Despite Bashar’s efforts to upgrade and modernize authoritarianism in Syria, top-level economic growth left the vast majority of Syrians behind. During his first decade in power, poverty deepened and unemployment grew, especially among youth. In 2006, severe drought gripped Syria’s agricultural zones, its effects amplified by mismanagement and corruption. Over the next few years, hundreds of thousands of small farmers were forced off their land and became environmental refugees who settled on the outskirts of Damascus and provincial capitals, like Deraa in Syria’s south. Regime cronies, led by Assad family members, such as Rami Makhlouf, became increasingly rapacious, preying on and alienating the business community that had previously lent its support to the regime. Makhlouf reportedly ended up controlling some 65 percent of Syria’s economy.

For his part, Bashar seemed to think that his fealty to the tenants of Arabism and “resistance,” though far more rhetorical than real, were sufficient to insulate his regime from the wave of protests that swept through the region beginning in late 2010. He was wrong. By March 2011, with the examples of Egypt, Tunisia, and Libya fueling their aspirations, Syrians, too, overcame the “wall of fear,” found their collective voice, and joined in mass protests calling for economic and social justice and an end to the Assad regime. Confronted with an unprecedented challenge—the withdrawal of consent and legitimacy by millions of ordinary Syrians—the regime responded with force, setting the country on the path to civil war.

Today, after a decade of conflict, Bashar sits atop the wreckage of a country, his position salvaged but not yet fully secured by Russia and Iran’s intervention. The exigencies of survival have left their own dismal impact on the country: a shattered economy, fractured society, and mass socialization into norms of violence, sectarian intolerance, and extremism. War unleashed the most thuggish of the regime’s appetites, further entrenching its brutality and corruption. Wartime profiteers and warlords now boldly assert their prerogatives as Syria’s new political elite, reaping the rewards of their support for the Assads over the past decade.

As Syrians contemplate a fraught transition to post-conflict and the likely imposition of an authoritarian peace, the enduring legacies of Assadist rule are best expressed in what have become dual and utterly separate realities. Images of Bashar triumphant, Makhlouf’s sons with their luxury cars and private jet, and Asma al-Assad comforting widows in her designer jeans, appear alongside starkly different images of long, parallel rows of white shrouds, bread lines, children picking through garbage dumps, and overcrowded boats carrying Syrians into uncertain futures as refugees.

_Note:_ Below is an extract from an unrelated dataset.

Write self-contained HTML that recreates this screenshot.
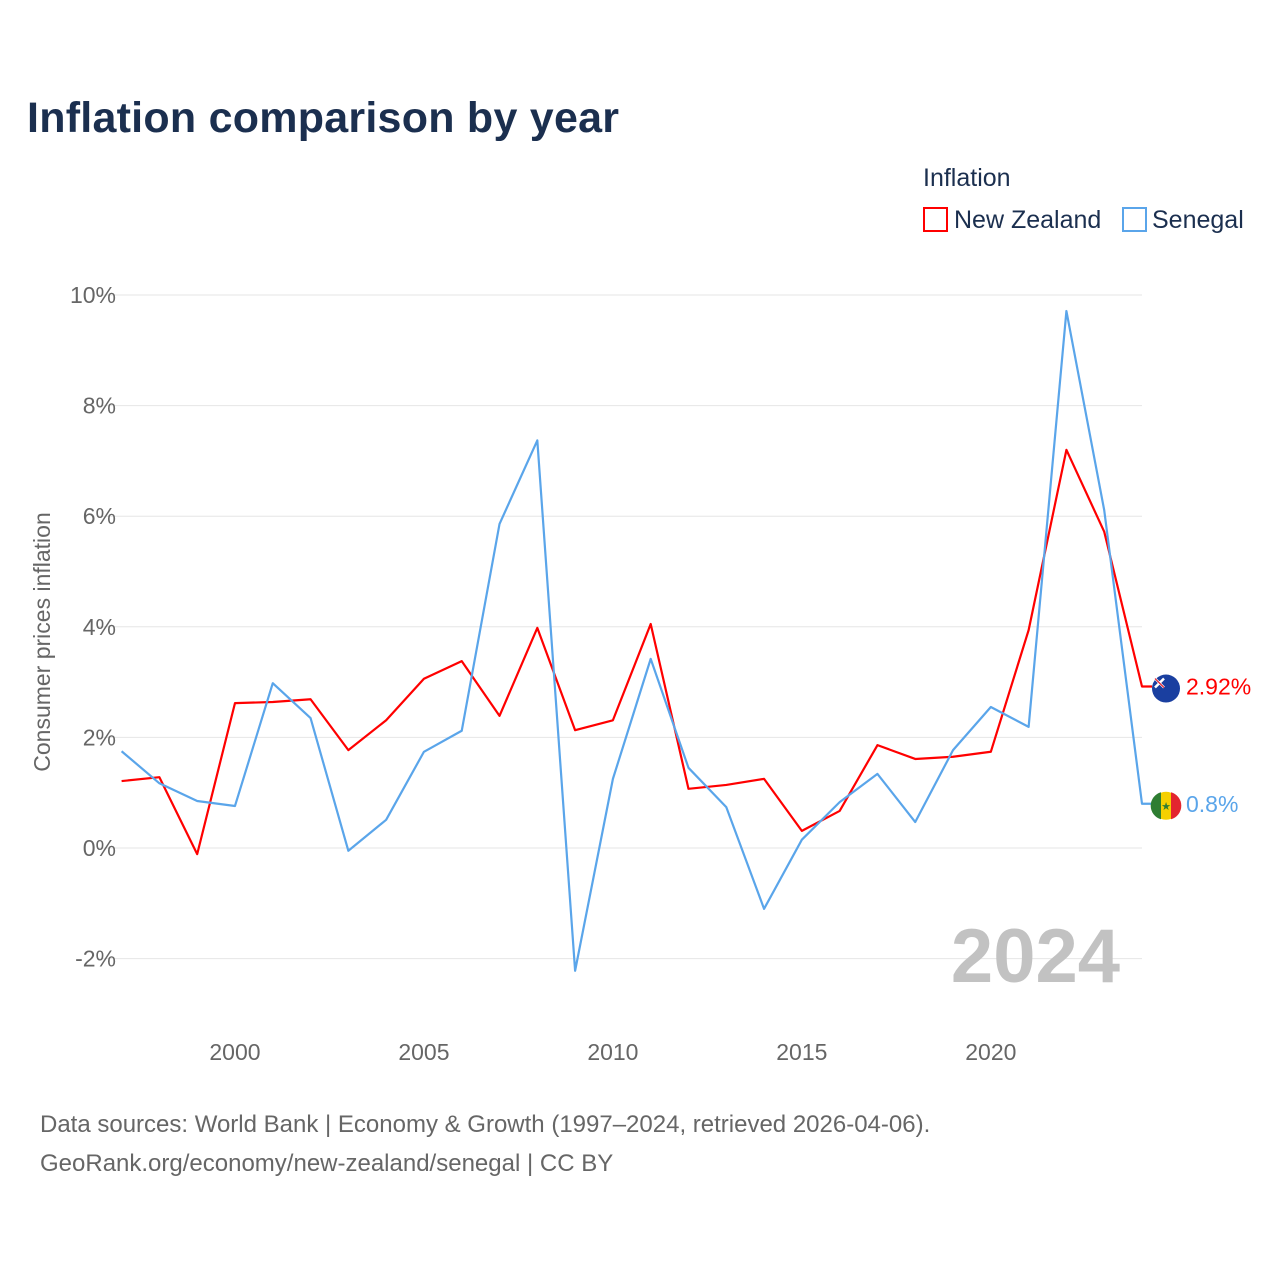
<!DOCTYPE html>
<html><head><meta charset="utf-8"><style>
body{margin:0;background:#fff;font-family:"Liberation Sans",sans-serif;}
svg text{font-family:"Liberation Sans",sans-serif;}
</style></head><body>
<svg id="c" width="1280" height="1280" xmlns="http://www.w3.org/2000/svg">
<defs>
<clipPath id="cf1"><circle cx="1166" cy="686" r="14"/></clipPath>
</defs>
<text x="27" y="132" font-size="43" font-weight="bold" fill="#1b2f4f" textLength="592">Inflation comparison by year</text>
<text x="923" y="186" font-size="25" fill="#1b2f4f">Inflation</text>
<g><rect x="924" y="208" width="23" height="23" fill="none" stroke="#ff0000" stroke-width="2"/><text x="954" y="228" font-size="25" fill="#1b2f4f">New Zealand</text></g>
<g><rect x="1123" y="208" width="23" height="23" fill="none" stroke="#5aa5ea" stroke-width="2"/><text x="1152" y="228" font-size="25" fill="#1b2f4f">Senegal</text></g>
<text transform="translate(50,642) rotate(-90)" text-anchor="middle" font-size="23" fill="#666">Consumer prices inflation</text>
<g id="grid"></g><g id="ylab"></g><g id="xlab"></g>
<text x="1120" y="982" text-anchor="end" font-size="76" font-weight="bold" fill="#c2c2c2">2024</text>
<g id="lines"></g>
<text x="40" y="1132" font-size="24" fill="#666">Data sources: World Bank | Economy &amp; Growth (1997–2024, retrieved 2026-04-06).</text>
<text x="40" y="1171" font-size="24" fill="#666">GeoRank.org/economy/new-zealand/senegal | CC BY</text>
</svg>
<script>
const years=[1997,1998,1999,2000,2001,2002,2003,2004,2005,2006,2007,2008,2009,2010,2011,2012,2013,2014,2015,2016,2017,2018,2019,2020,2021,2022,2023,2024];
const nz=[1.21,1.28,-0.11,2.62,2.64,2.69,1.77,2.31,3.06,3.38,2.39,3.98,2.13,2.31,4.05,1.07,1.14,1.25,0.31,0.67,1.86,1.61,1.65,1.74,3.94,7.2,5.72,2.92];
const sen=[1.75,1.17,0.85,0.76,2.98,2.35,-0.05,0.51,1.74,2.12,5.86,7.37,-2.22,1.25,3.42,1.45,0.74,-1.1,0.15,0.83,1.34,0.47,1.77,2.55,2.19,9.71,6.11,0.8];
const yTicks=[-2,0,2,4,6,8,10];
const xTicks=[2000,2005,2010,2015,2020];
const X=y=>121.6+(y-1997)*(1142-121.6)/27;
const Y=v=>848-v*55.3;
const NS="http://www.w3.org/2000/svg";
function mk(t,a,p){const e=document.createElementNS(NS,t);for(const k in a)e.setAttribute(k,a[k]);p.appendChild(e);return e;}
const g=document.getElementById('grid'),yl=document.getElementById('ylab'),xl=document.getElementById('xlab'),L=document.getElementById('lines');
yTicks.forEach(t=>{const l=mk('line',{x1:98,x2:1142,y1:Y(t),y2:Y(t),stroke:'#e6e6e6','stroke-width':1},g);


const s=mk('text',{x:116,y:Y(t)+8,'text-anchor':'end','font-size':23,fill:'#666'},yl);s.textContent=t+'%';

});
xTicks.forEach(t=>{const s=mk('text',{x:X(t),y:1060,'text-anchor':'middle','font-size':23,fill:'#666'},xl);s.textContent=t;

});
function series(vals,col,name,lab){
const last=vals[vals.length-1],ly=Y(last);
const d=vals.map((v,i)=>(i?'L':'M')+X(years[i])+','+Y(v)).join(' ')+' L1152,'+ly;
const p=mk('path',{d:d,fill:'none',stroke:col,'stroke-width':2.2,'stroke-linejoin':'round'},L);


const fg=mk('g',{},L);


const cy=ly+2;
if(name==='new-zealand'){
mk('circle',{cx:1166,cy:cy,r:14,fill:'#1a3fa0'},fg);
mk('path',{d:'M1155,'+(cy-10)+' l9,9 M1155,'+(cy-1)+' l9,-9',stroke:'#fff','stroke-width':2.5},fg);
mk('path',{d:'M1155,'+(cy-10)+' l9,9',stroke:'#e02030','stroke-width':1.2},fg);
}else{
mk('circle',{cx:1166,cy:cy,r:14,fill:'#f5d000'},fg);
mk('path',{d:'M1161,'+(cy-13.5)+' A14,14 0 0 0 1161,'+(cy+13.5)+' Z',fill:'#2e7d32'},fg);
mk('path',{d:'M1171,'+(cy-13.5)+' A14,14 0 0 1 1171,'+(cy+13.5)+' Z',fill:'#e3262f'},fg);
const st=mk('text',{x:1166,y:cy+4,'text-anchor':'middle','font-size':11,fill:'#2e7d32'},fg);st.textContent='★';
}
const t=mk('text',{x:1186,y:ly+8,'font-size':23,fill:col},L);t.textContent=lab;

}
series(nz,'#ff0000','new-zealand','2.92%');
series(sen,'#5aa5ea','senegal','0.8%');
</script>
</body></html>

The Syrian uprising is a more damning referendum on the Assad family legacy than any judgement that might be rendered by outsiders. Its defeat has come at a terrible price. Generational projects of reconstruction and social repair lie ahead, challenges the regime is singularly ill-equipped to meet and that may yet shake its grip on power. The Assads and their loyal supporters, however, acknowledge no such possibilities. In 2028, Bashar, should he still be in power, will bump up against presidential term limits established in 2012. Perhaps, in anticipation of that moment, the family is grooming his eldest son, Hafez Bashar al-Assad, to ascend to the presidential throne. The Assads are not done with Syria yet. Pity the nation.